De Voorzitter. Ik stel voor, de punten 13, 14 en 15 van
de agenda aan te houden tot de volgende vergadering, welke
zal worden gehouden op Maandag 27 December aanstaande.
Daartoe wordt besloten.
De Voorzitter. Het woord is thans aan den heer van der Pot,
die het gevraagd heeft.
De heer van der Pot. M. d. V. Ik zou gaarne zien, dat
de Raad er zich mede kon vereenigen, als spoedeischend nu
te behandelen een nader voorstel, dat Burgemeester en Wet
houders zullen doen ten aanzien van de verhooging van het
voorschot voor de bouwvereeniging «Eensgezindheid" in
verband met de nader gehouden aanbesteding.
De Voorzitter. Ik stel voor, dit punt dadelijk te behandelen.
Daartoe wordt zonder beraadslaging of hoofdelijke stemming
besloten.
De heer van der Pot. M. d. V. Ik zou naar aanleiding
hiervan willen mededeelen, dat bij de gehouden herbesteding
drie inschrijvingen zijn ingekomen, waarvan de hoogste
correspondeert met de laagste van de vorige inschrijving.
Dit bedrag is 869.000.—, terwijl de beide andere in
schrijvingen bedragen respectievelijk ƒ798.700.en ƒ755.000.
In de beide laatste gevallen mag worden gebruik gemaakt
van Belgische steen.
Het voorstel is nu, den Raad te doen beslissen het voorschot
te verhoogen met een zoodanig bedrag, dat Burgemeester en
Wethouders nog vrij zijn te kiezen tusschen den laagsten
en den op een na laagsten inschrijver. Het onderzoek,
hetwelk aan de gunning vooraf moet gaan, is nog niet geheel
afgeloopen, dus wij kunnen nog niet zeggen, aan wien wij
het zouden willen gunnen. Indien de Raad het goed vindt,
dat desnoods aan den op één na laagsten inschrijver wordt
gegund, blijven wij in dat opzicht nog eenige vrijheid behouden.
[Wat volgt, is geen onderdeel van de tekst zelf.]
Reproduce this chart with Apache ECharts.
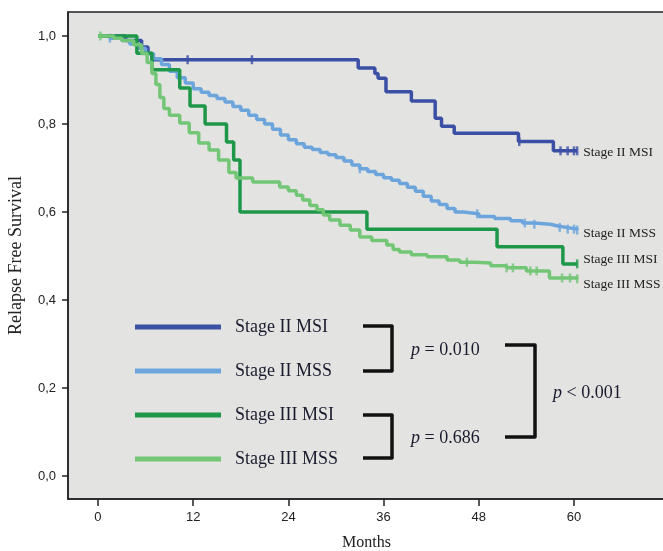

Mochten wij onverboopt, wat ik niet denk, tot de conclusie
komen, dat geen van beiden het werk gegund kan worden,
dan zouden wij weer bij den Raad komen. Ons voorstel is
daarom, om in overeenstemming met ons stuk No. 387 den
Raad te vragen voorloopig goed te vinden dat het voorschot
verhoogd zal worden tot 195.873.95. Het verschil tusschen
den laagsten en den op één na laagsten inschrijver is ƒ34.700.